Blane De St. Croix writes, “Having traveled to many spectacular and inspiring, but ecologically fragile, environments, including the Gobi Desert and the Arctic Circle, my studies of the equally beautiful UAE desert reinforced a truth that both artists and scientists tell us: our planet is deeply interconnected, as are the environmental challenges we face. Any solutions we might develop in response must account for this fact. I thank the faculty at NYUAD for their support in developing this new body of work, which I hope will inspire people to think in new ways about how we interact with nature.”
Executive Director of The NYUAD Art Gallery Maya Allison commented: “The subject of our environment looms large as COP28 takes place in the UAE, and we, as a global academic institution, have a critical role to play in the path to solutions.
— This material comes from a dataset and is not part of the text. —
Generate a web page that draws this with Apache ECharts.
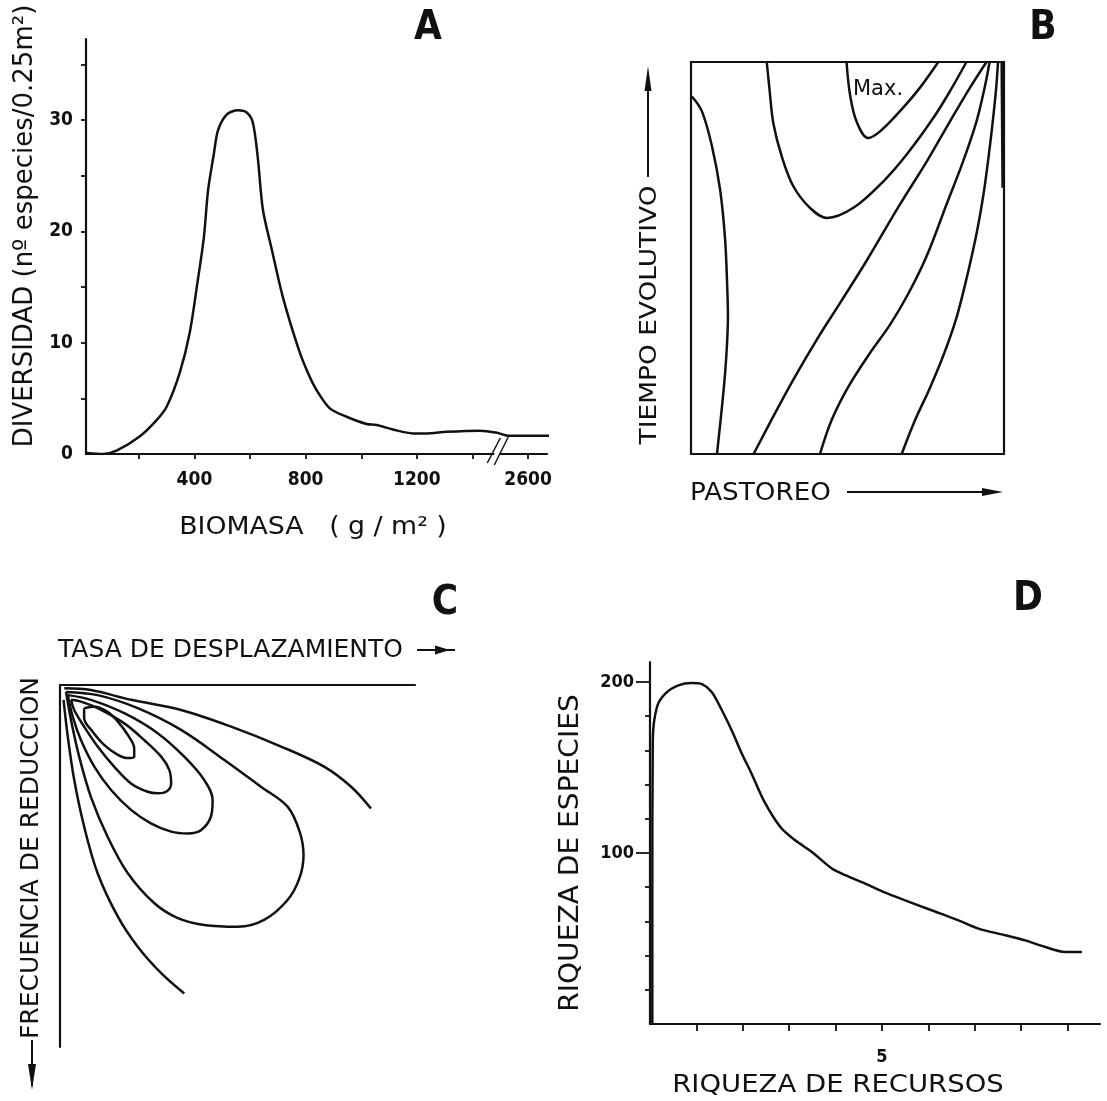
<!DOCTYPE html>
<html><head><meta charset="utf-8">
<script src="https://cdn.jsdelivr.net/npm/echarts@6/dist/echarts.min.js"></script>
<style>html,body{margin:0;padding:0;background:#fff}#c{width:1107px;height:1101px}</style>
</head><body><div id="c"></div>
<script>
// ---------- Panel A: diversidad vs biomasa ----------
const biomasa = [13, 71, 120, 204, 264, 300, 347, 383, 412, 434, 449, 470, 485, 516, 557, 588, 610, 628, 646, 678, 718, 775, 808, 839, 887, 947, 1019, 1055, 1114, 1186, 1235, 1307, 1427, 1490, 2527, 2595, 2685];
const diversidad = [0.1, 0.0, 0.3, 1.6, 3.05, 4.25, 7.3, 10.9, 15.6, 19.5, 23.7, 27.0, 29.1, 30.5, 30.9, 30.7, 29.8, 26.6, 22.0, 18.4, 14.1, 9.4, 7.3, 5.75, 4.1, 3.35, 2.7, 2.6, 2.2, 1.85, 1.85, 2.0, 2.1, 1.9, 1.65, 1.65, 1.65];
const aBreak = [1500, 2500];                 // axis break (g/m2)
const aXTicks = [200, 400, 600, 800, 1000, 1200, 1400, 2600];
const aXLabels = [400, 800, 1200, 2600];
const aYTicks = [5, 10, 15, 20, 25, 30, 35];
const aYLabels = [0, 10, 20, 30];

// ---------- Panel B: contours tiempo evolutivo / pastoreo (0-100 units) ----------
const bCurve1 = [[0.3,91.2],[3.5,87.4],[6.7,78.5],[9.3,67.4],[10.9,54.7],[11.6,42],[11.8,35],[11.5,28],[10.9,20.7],[9.9,12.1],[8.3,0]];
const bCurve2 = [[24.2,100],[25.1,92.9],[26.3,84.4],[29.0,75.9],[32.7,68.3],[38.0,62.8],[43.4,60.2],[51.9,62.8],[61.4,69.5],[68.9,76.4],[77.4,85.7],[82.7,92.5],[88.0,100]];
const bCurveMax = [[49.7,100],[50.8,91.7],[52.9,84.8],[56.6,80.6],[60.4,82.3],[66.7,87.4],[73.1,93.4],[79.0,100]];
const bCurve3 = [[20.0,0],[26.3,9.6],[32.7,19.0],[40.2,29.2],[47.6,38.5],[56.1,49.3],[66.7,63.6],[75.3,74.6],[82.7,84.8],[89.1,93.4],[94.4,100]];
const bCurve4 = [[41.2,0],[45.0,8.8],[50.3,17.2],[57.2,25.8],[63.6,33.0],[69.5,41.0],[75.3,50.5],[81.6,63.6],[86.9,74.6],[91.2,84.8],[93.8,93.4],[95.4,100]];
const bCurve5 = [[67.3,0],[71.5,8.5],[76.3,16.8],[80.8,25.5],[84.9,35.0],[88.4,46],[91.3,56.5],[93.4,66],[95.1,76],[96.5,85.5],[97.5,93.4],[98.1,100]];
const bCurve6 = [[99.3,100],[99.6,67.9]];

// ---------- Panel C: frecuencia de reduccion / tasa de desplazamiento (0-100 units) ----------
const cLoop1 = [[6.8,6.4],[9.7,6.0],[13.4,7.4],[16.3,10.1],[19.1,13.8],[20.9,17.5],[20.9,19.8],[19.1,20.2],[16.3,19.3],[12.5,16.6],[9.2,12.9],[6.8,9.2],[6.8,6.4]];
const cLoop2 = [[3.1,4.1],[5.9,4.6],[10.6,6.4],[18.1,10.6],[23.7,15.2],[28.5,19.8],[30.8,23.5],[31.3,27.2],[29.9,29.5],[27.5,29.9],[24.7,29.5],[20.0,27.2],[15.3,22.6],[10.6,17.0],[6.8,11.5],[4.0,6.9],[3.1,4.1]];
const cLoop3 = [[2.2,2.8],[8.7,4.1],[18.1,7.8],[27.5,13.3],[35.0,19.8],[40.6,26.2],[43.0,31.8],[42.5,36.4],[39.7,40.1],[36.0,41.0],[31.3,40.5],[25.6,38.2],[20.0,34.5],[14.4,29.0],[9.7,22.6],[5.9,15.2],[3.6,8.8],[2.2,2.8]];
const cLoop4 = [[1.7,1.9],[10.6,2.8],[21.9,6.4],[34.1,12.4],[46.3,20.7],[56.6,28.1],[64.1,33.6],[67.5,40.5],[68.6,47.0],[67.4,53.5],[64.1,59.4],[57.5,64.9],[50.1,66.8],[40.6,66.3],[33.2,64.4],[26.6,60.3],[19.1,52.0],[13.4,41.9],[8.7,30.9],[5.4,19.8],[3.1,9.7],[1.7,1.9]];
const cOpenTop = [[1.2,0.9],[8.7,1.4],[20.0,4.1],[34.1,6.9],[48.2,11.5],[62.3,17.0],[74.5,22.6],[82.0,28.1],[87.6,34.1]];
const cOpenBottom = [[1.0,4.1],[2.2,14.3],[4.0,26.2],[6.8,39.1],[10.6,52.0],[16.3,64.0],[21.9,72.3],[28.5,79.6],[35.0,85.2]];

// ---------- Panel D: riqueza de especies vs riqueza de recursos ----------
const recursos = [0.05, 0.05, 0.06, 0.15, 0.33, 0.61, 0.9, 1.12, 1.33, 1.55, 1.76, 1.98, 2.19, 2.45, 2.81, 3.13, 3.49, 3.92, 4.21, 4.64, 5.07, 5.5, 6.07, 6.65, 7.08, 7.66, 8.09, 8.52, 8.95, 9.31];
const especies = [0, 76, 166, 185.4, 193.2, 198, 199.4, 198.7, 194.2, 183.5, 171.8, 158.1, 146.4, 130.8, 115.2, 107.4, 100.6, 90.9, 87, 82.1, 76.8, 72.3, 66.5, 60.6, 55.8, 51.9, 48.9, 45, 42.1, 42.1];
const dXTicks = [1, 2, 3, 4, 5, 6, 7, 8, 9];
const dXLabels = [5];
const dYMajor = [100, 200];
const dYMinor = [20, 40, 60, 80, 120, 140, 160, 180];

// ---------- helpers ----------
const INK = '#111';
const FONT = 'DejaVu Sans';
const NUMFONT = 'DejaVu Sans Condensed';
const LW = 2.5;
const posA = v => v >= aBreak[1] ? v - (aBreak[1] - aBreak[0]) : v;
const lineS = (data, x, y, extra) => Object.assign({
  type: 'line', xAxisIndex: x, yAxisIndex: y, data: data, showSymbol: false, symbol: 'none',
  smooth: 0.35, lineStyle: {color: INK, width: LW}, silent: true, animation: false
}, extra || {});
const hiddenAxis = (g, extra) => Object.assign({
  type: 'value', gridIndex: g, min: 0, max: 100, show: true,
  axisLine: {show: false}, axisTick: {show: false}, axisLabel: {show: false}, splitLine: {show: false}
}, extra || {});

const chart = echarts.init(document.getElementById('c'), null, {renderer: 'canvas'});

const txt = (text, x, y, size, opt) => Object.assign({
  type: 'text', x: x, y: y, silent: true,
  style: {text: text, fill: INK, font: `${(opt && opt.weight) || 'normal'} ${size}px "${(opt && opt.family) || FONT}"`,
    textAlign: (opt && opt.align) || 'center', textVerticalAlign: 'middle'}
}, opt && opt.el ? opt.el : {});
const seg = (x1, y1, x2, y2, w) => ({type: 'line', silent: true, shape: {x1, y1, x2, y2}, style: {stroke: INK, lineWidth: w || 2}});
const head = (pts) => ({type: 'polygon', silent: true, shape: {points: pts}, style: {fill: INK}});
const axisL = {show: true, onZero: false, lineStyle: {color: INK, width: 2.2}};

const option = {
  backgroundColor: '#fff',
  animation: false,
  grid: [
    {left: 86, top: 39, width: 461, height: 415, outerBoundsMode: 'none'},
    {left: 691, top: 62, width: 313, height: 392, show: true, borderColor: INK, borderWidth: 2.2, backgroundColor: 'transparent', outerBoundsMode: 'none'},
    {left: 60, top: 685, width: 355, height: 362, outerBoundsMode: 'none'},
    {left: 650, top: 662, width: 450, height: 362, outerBoundsMode: 'none'}
  ],
  xAxis: [
    {type: 'value', gridIndex: 0, min: 10, max: 1668, axisLine: axisL,
      axisTick: {show: true, length: 5, lineStyle: {color: INK, width: 1.8}, customValues: aXTicks.map(posA)},
      axisLabel: {show: true, margin: 17, color: INK, fontFamily: NUMFONT, fontWeight: 'bold', fontSize: 19,
        customValues: aXLabels.map(posA), formatter: v => String(aXLabels[aXLabels.map(posA).indexOf(v)] ?? '')},
      splitLine: {show: false}},
    hiddenAxis(1),
    hiddenAxis(2, {position: 'top', axisLine: axisL}),
    {type: 'value', gridIndex: 3, min: 0, max: 9.7, axisLine: axisL,
      axisTick: {show: true, length: 7, lineStyle: {color: INK, width: 1.8}, customValues: dXTicks},
      axisLabel: {show: true, margin: 24, color: INK, fontFamily: NUMFONT, fontWeight: 'bold', fontSize: 18, customValues: dXLabels},
      splitLine: {show: false}}
  ],
  yAxis: [
    {type: 'value', gridIndex: 0, min: 0, max: 37.3, axisLine: axisL,
      axisTick: {show: true, length: 5, lineStyle: {color: INK, width: 1.8}, customValues: aYTicks},
      axisLabel: {show: true, margin: 13, color: INK, fontFamily: NUMFONT, fontWeight: 'bold', fontSize: 19, customValues: aYLabels},
      splitLine: {show: false}},
    hiddenAxis(1),
    hiddenAxis(2, {inverse: true, axisLine: axisL}),
    {type: 'value', gridIndex: 3, min: 0, max: 211.7, axisLine: axisL,
      axisTick: {show: true, length: 14, lineStyle: {color: INK, width: 1.8}, customValues: dYMajor},
      axisLabel: {show: true, margin: 16, color: INK, fontFamily: NUMFONT, fontWeight: 'bold', fontSize: 18, customValues: dYMajor},
      splitLine: {show: false}},
    {type: 'value', gridIndex: 3, min: 0, max: 211.7, position: 'left', offset: 0,
      axisLine: {show: false},
      axisTick: {show: true, length: 5, lineStyle: {color: INK, width: 1.8}, customValues: dYMinor},
      axisLabel: {show: false}, splitLine: {show: false}}
  ],
  series: [
    lineS(biomasa.map((b, i) => [posA(b), diversidad[i]]), 0, 0, {smooth: 0.3}),
    {type: 'custom', xAxisIndex: 0, yAxisIndex: 0, silent: true, clip: false, data: [[aBreak[0], 0]],
      renderItem: (params, api) => {
        const p = api.coord([api.value(0), api.value(1)]);
        return {type: 'group', children: [
          {type: 'rect', shape: {x: p[0] - 6, y: p[1] - 2, width: 5, height: 4}, style: {fill: '#fff'}},
          {type: 'line', shape: {x1: p[0] - 13, y1: p[1] + 9, x2: p[0], y2: p[1] - 16}, style: {stroke: INK, lineWidth: 1.5}},
          {type: 'line', shape: {x1: p[0] - 6, y1: p[1] + 11, x2: p[0] + 8, y2: p[1] - 17}, style: {stroke: INK, lineWidth: 1.5}}
        ]};
      }},
    lineS(bCurve1, 1, 1), lineS(bCurve2, 1, 1), lineS(bCurveMax, 1, 1), lineS(bCurve3, 1, 1),
    lineS(bCurve4, 1, 1), lineS(bCurve5, 1, 1), lineS(bCurve6, 1, 1, {smooth: false, lineStyle: {color: INK, width: 2.8}}),
    lineS(cLoop1, 2, 2), lineS(cLoop2, 2, 2), lineS(cLoop3, 2, 2), lineS(cLoop4, 2, 2),
    lineS(cOpenTop, 2, 2), lineS(cOpenBottom, 2, 2),
    lineS(recursos.map((r, i) => [r, especies[i]]), 3, 3, {smooth: 0.3})
  ],
  graphic: [
    // Panel letters
    txt('A', 428, 29, 40, {weight: 'bold', family: NUMFONT}),
    txt('B', 1043, 29, 40, {weight: 'bold', family: NUMFONT}),
    txt('C', 445, 604, 40, {weight: 'bold', family: NUMFONT}),
    txt('D', 1028, 600, 40, {weight: 'bold', family: NUMFONT}),
    // A titles
    txt('DIVERSIDAD (nº especies/0.25m²)', 25, 226, 26, {el: {rotation: Math.PI / 2}}),
    txt('BIOMASA   ( g / m² )', 313, 527, 25, {el: {scaleX: 1.07}}),
    // B titles and arrows
    txt('TIEMPO EVOLUTIVO', 650, 315, 23, {el: {rotation: Math.PI / 2, scaleX: 1.15}}),
    seg(648, 177, 648, 86, 2), head([[648, 66], [644.5, 91], [651.5, 91]]),
    txt('PASTOREO', 690, 493, 25, {align: 'left', el: {scaleX: 1.05}}),
    seg(847, 492, 986, 492, 2), head([[1003, 492], [982, 488], [982, 496]]),
    txt('Max.', 853, 90, 21, {align: 'left'}),
    // C titles and arrows
    txt('TASA DE DESPLAZAMIENTO', 58, 650, 25, {align: 'left'}),
    seg(417, 650, 455, 650, 2), head([[450, 650], [435, 645.5], [435, 654.5]]),
    txt('FRECUENCIA DE REDUCCION', 31, 858, 25, {el: {rotation: Math.PI / 2}}),
    seg(32, 1040, 32, 1086, 2), head([[32, 1090], [28, 1064], [36, 1064]]),
    // D titles
    txt('RIQUEZA DE ESPECIES', 571, 853, 26, {el: {rotation: Math.PI / 2, scaleX: 1.08}}),
    txt('RIQUEZA DE RECURSOS', 838, 1085, 25, {el: {scaleX: 1.1}})
  ]
};
chart.setOption(option);
</script>
</body></html>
Art has a distinct capacity to take the conversation forward. Artists like De St. Croix play a vital role in the work of comprehending more deeply, together with scientists, historians, researchers, climate experts, and policy makers. Just a few months ago, I was pleased to learn that the US National Science Foundation awarded him a grant for his work on the Arctic, which he will continue as his next project, collaborating with two scientists and another museum professional.”
The largest new commission, Salt Lake Excerpt, UAE, emerged from De St. Croix’s collaboration with theater artist Joanna Settle, an Arts Professor and Associate Dean at NYUAD. They co-created this work in response to the salt lake “sabkhas” of the UAE. Together they designed an immersive light, sound, and sculpture installation made from at least 50,000 shredded plastic water bottles.
De St. Croix drew on many areas of faculty research at NYUAD in the course of his residency, resulting in several major new works. His new series of “infinite landscapes” is based on the UAE’s deserts, developed from work with NYUAD’s Research Visualization and Fabrication lab. He also developed his previous research on the Himalayas, after exchange with NYUAD’s Himalaya Water Project, an interdisciplinary faculty cluster based in the Arts and Humanities, who are conducting research on the Himalayas. Those dialogues led to High Peaks: Himachal (Snow Mountain), in which sculptures of Mount Everest and five other peaks loom over the visitor, and appear to be melting and collapsing.